2. Неполная индукция
Индуктивное умозаключение, результатом которого является общий вывод о всем классе предметов на основании знания лишь
некоторых предметов данного класса, принято называть неполной индукцией.
Например, из того, что инертные газы гелий, неон и аргон имеют валентность, равную нулю, можно сделать общий вывод, что все инертные газы имеют эту же валентность. Это – неполная индукция, поскольку знание о трех инертных газах распространяется на все такие газы, включая не рассматривавшиеся специально криптон и ксенон.
Общая схема неполной индукции:
Следовательно, все A имеют признак В.
Неполная индукция очевидным образом расширяет наше знание, так как её заключение содержит информацию большую, чем та, которая содержалась в посылках.
Ещё пример неполной индукции:
Канада – большая страна.
США – большая страна.
Канада и США – североамериканские страны.
Значит, каждая североамериканская страна – большая.
Это обобщение является верным, однако обосновано оно, конечно, слабо.

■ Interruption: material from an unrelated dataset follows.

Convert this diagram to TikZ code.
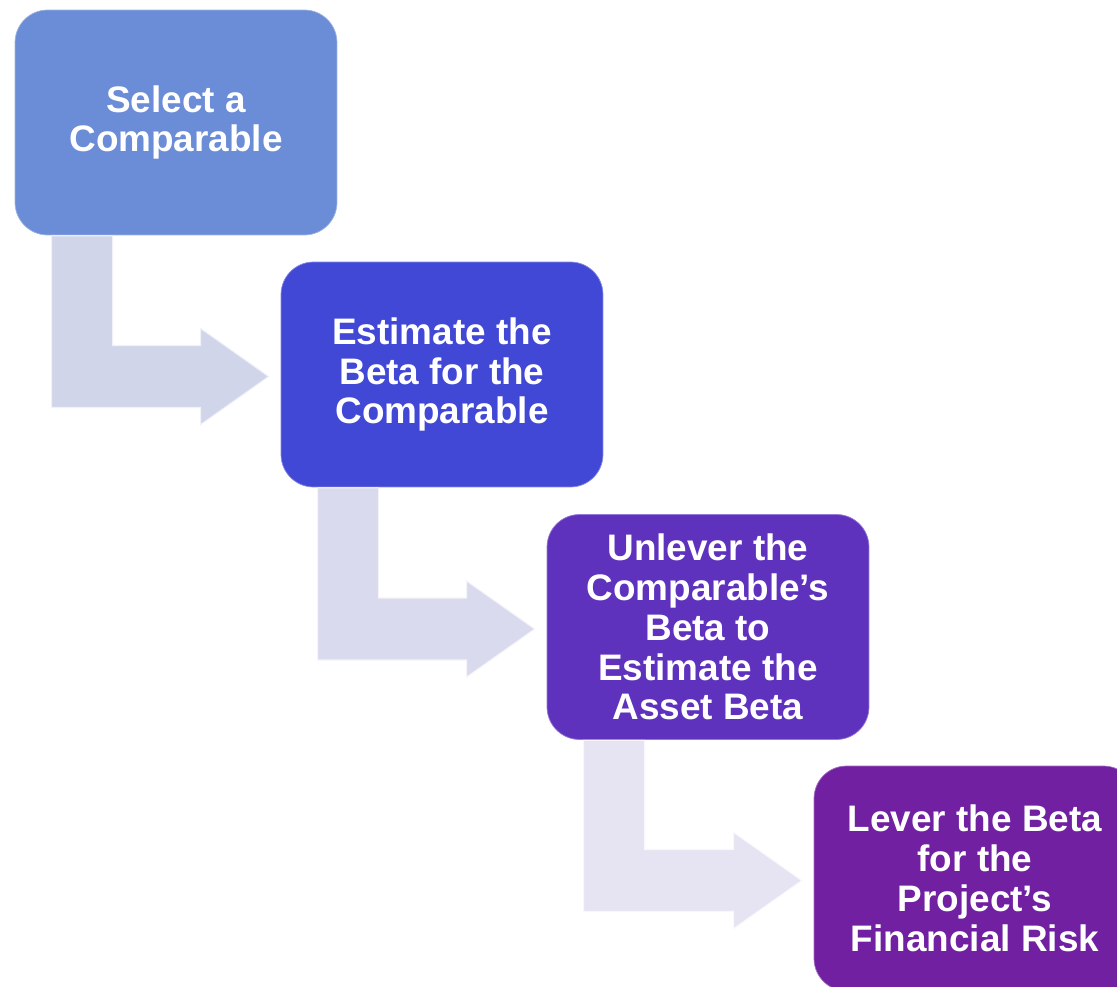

Причислив несколько представителей рассматриваемого класса, но отнюдь не всех, мы распространяем замеченное у каждого из них свойство на весь класс. Риск здесь очевиден: в пределах класса могли встретиться исключения.
Допустим, мы рассуждаем не о величине американских стран, а о господствующем в них языке:
В Аргентине говорят на испанском языке.
В Венесуэле и Эквадоре говорят на этом же языке.
Аргентина, Венесуэла и Эквадор – латиноамериканские страны.
Следовательно, в каждой латиноамериканской стране говорят на испанском языке.
Это рассуждение аналогично по своей схеме, по общему ходу мысли предыдущему. Но заключение ошибочное: португальская Бразилия представляет собой исключение.
Такого рода индуктивные умозаключения называют иногда «популярной индукцией» или «неполной индукцией через простое перечисление, в котором не встречается противоречащих случаев». Вывод здесь базируется на наблюдении только отдельных предметов рассматриваемого класса. Поэтому вполне может случиться, что противоречащий пример лишь случайно не попался на глаза.